Retype each line of the material exactly, please, skipping any picture in it.

• Recorded data:
** start **
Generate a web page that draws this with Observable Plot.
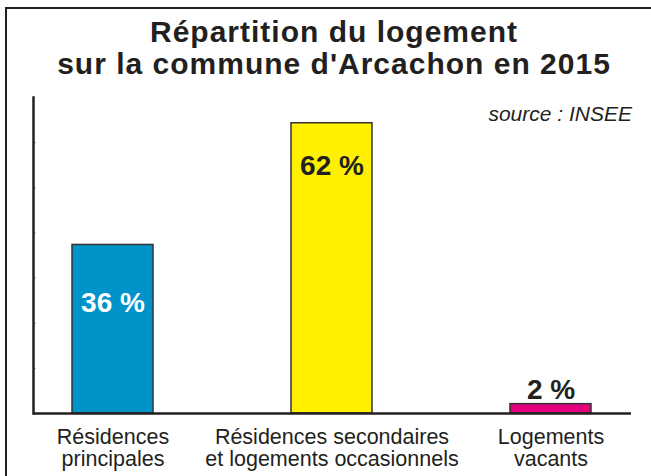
<!DOCTYPE html>
<html>
<head>
<meta charset="utf-8">
<script src="https://cdn.jsdelivr.net/npm/d3@7"></script>
<script src="https://cdn.jsdelivr.net/npm/@observablehq/plot@0.6"></script>
<style>
  html, body { margin: 0; padding: 0; background: #fff; }
  #wrap { position: relative; width: 651px; height: 476px; overflow: hidden; font-family: "Liberation Sans", Arial, sans-serif; color: #231f20; }
  #border { position: absolute; left: 5px; top: 7px; width: 720px; height: 600px; border: 2.5px solid #231f20; box-sizing: border-box; }
  .title { position: absolute; left: 0; width: 668px; text-align: center; font-weight: bold; font-size: 30px; line-height: 32px; letter-spacing: 1px; white-space: nowrap; }
  #source { position: absolute; right: 19px; top: 104px; font-size: 21px; line-height: 20px; font-style: italic; white-space: nowrap; }
  #chart { position: absolute; left: 0; top: 0; }
</style>
</head>
<body>
<div id="wrap">
  <div id="border"></div>
  <div id="chart"></div>
  <div class="title" style="top:16px">Répartition du logement</div>
  <div class="title" style="top:48px">sur la commune d'Arcachon en 2015</div>
  <div id="source">source : INSEE</div>
</div>
<script>
const categories = ["Résidences principales", "Résidences secondaires et logements occasionnels", "Logements vacants"];
const tickLabels = ["Résidences\nprincipales", "Résidences secondaires\net logements occasionnels", "Logements\nvacants"];
const values = [36, 62, 2];
const valueLabels = ["36 %", "62 %", "2 %"];
const colors = ["#0093c9", "#fff000", "#e5007e"];
const yMax = 67.5;
const yTicks = d3.range(1, 7).map(k => k * yMax / 7);

const data = categories.map((c, i) => ({cat: c, value: values[i], label: valueLabels[i], tick: tickLabels[i]}));

const chart = Plot.plot({
  width: 651,
  height: 476,
  marginTop: 97,
  marginBottom: 63,
  marginLeft: 33,
  marginRight: 20,
  style: {fontFamily: "'Liberation Sans', Arial, sans-serif", background: "transparent", overflow: "visible"},
  x: {domain: categories, paddingInner: 0.63, paddingOuter: 0.18, axis: null},
  y: {domain: [0, yMax], axis: null},
  color: {domain: categories, range: colors},
  marks: [
    Plot.axisY({ticks: yTicks, tickSize: -3, tickFormat: () => "", stroke: "#aaa", strokeWidth: 1, label: null, anchor: "left"}),
    Plot.barY(data, {x: "cat", y: "value", fill: "cat", stroke: "#333", strokeWidth: 1.5}),
    Plot.ruleY([0], {stroke: "#231f20", strokeWidth: 2.5}),
    Plot.frame({anchor: "left", stroke: "#231f20", strokeWidth: 2.5}),
    Plot.text(data.filter((d, i) => i === 0), {x: "cat", y: "value", text: "label", dy: 58, fill: "#fff", fontWeight: "bold", fontSize: 28}),
    Plot.text(data.filter((d, i) => i === 1), {x: "cat", y: "value", text: "label", dy: 43, fill: "#231f20", fontWeight: "bold", fontSize: 28}),
    Plot.text(data.filter((d, i) => i === 2), {x: "cat", y: "value", text: "label", dy: -14, fill: "#231f20", fontWeight: "bold", fontSize: 28}),
    Plot.text(data, {x: "cat", text: "tick", frameAnchor: "bottom", lineAnchor: "top", dy: 15, fontSize: 21.5, lineHeight: 1.03, fill: "#231f20"})
  ]
});
document.getElementById("chart").appendChild(chart);
</script>
</body>
</html>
** end **
• Output for this exercise:
Generate a web page that draws this with Observable Plot.
<!DOCTYPE html>
<html>
<head>
<meta charset="utf-8">
<script src="https://cdn.jsdelivr.net/npm/d3@7"></script>
<script src="https://cdn.jsdelivr.net/npm/@observablehq/plot@0.6"></script>
<style>
  html, body { margin: 0; padding: 0; background: #fff; }
  #wrap { position: relative; width: 651px; height: 476px; overflow: hidden; font-family: "Liberation Sans", Arial, sans-serif; color: #231f20; }
  #border { position: absolute; left: 5px; top: 7px; width: 720px; height: 600px; border: 2.5px solid #231f20; box-sizing: border-box; }
  .title { position: absolute; left: 0; width: 668px; text-align: center; font-weight: bold; font-size: 30px; line-height: 32px; letter-spacing: 1px; white-space: nowrap; }
  #source { position: absolute; right: 19px; top: 104px; font-size: 21px; line-height: 20px; font-style: italic; white-space: nowrap; }
  #chart { position: absolute; left: 0; top: 0; }
</style>
</head>
<body>
<div id="wrap">
  <div id="border"></div>
  <div id="chart"></div>
  <div class="title" style="top:16px">Répartition du logement</div>
  <div class="title" style="top:48px">sur la commune d'Arcachon en 2015</div>
  <div id="source">source : INSEE</div>
</div>
<script>
const categories = ["Résidences principales", "Résidences secondaires et logements occasionnels", "Logements vacants"];
const tickLabels = ["Résidences\nprincipales", "Résidences secondaires\net logements occasionnels", "Logements\nvacants"];
const values = [36, 62, 2];
const valueLabels = ["36 %", "62 %", "2 %"];
const colors = ["#0093c9", "#fff000", "#e5007e"];
const yMax = 67.5;
const yTicks = d3.range(1, 7).map(k => k * yMax / 7);

const data = categories.map((c, i) => ({cat: c, value: values[i], label: valueLabels[i], tick: tickLabels[i]}));

const chart = Plot.plot({
  width: 651,
  height: 476,
  marginTop: 97,
  marginBottom: 63,
  marginLeft: 33,
  marginRight: 20,
  style: {fontFamily: "'Liberation Sans', Arial, sans-serif", background: "transparent", overflow: "visible"},
  x: {domain: categories, paddingInner: 0.63, paddingOuter: 0.18, axis: null},
  y: {domain: [0, yMax], axis: null},
  color: {domain: categories, range: colors},
  marks: [
    Plot.axisY({ticks: yTicks, tickSize: -3, tickFormat: () => "", stroke: "#aaa", strokeWidth: 1, label: null, anchor: "left"}),
    Plot.barY(data, {x: "cat", y: "value", fill: "cat", stroke: "#333", strokeWidth: 1.5}),
    Plot.ruleY([0], {stroke: "#231f20", strokeWidth: 2.5}),
    Plot.frame({anchor: "left", stroke: "#231f20", strokeWidth: 2.5}),
    Plot.text(data.filter((d, i) => i === 0), {x: "cat", y: "value", text: "label", dy: 58, fill: "#fff", fontWeight: "bold", fontSize: 28}),
    Plot.text(data.filter((d, i) => i === 1), {x: "cat", y: "value", text: "label", dy: 43, fill: "#231f20", fontWeight: "bold", fontSize: 28}),
    Plot.text(data.filter((d, i) => i === 2), {x: "cat", y: "value", text: "label", dy: -14, fill: "#231f20", fontWeight: "bold", fontSize: 28}),
    Plot.text(data, {x: "cat", text: "tick", frameAnchor: "bottom", lineAnchor: "top", dy: 15, fontSize: 21.5, lineHeight: 1.03, fill: "#231f20"})
  ]
});
document.getElementById("chart").appendChild(chart);
</script>
</body>
</html>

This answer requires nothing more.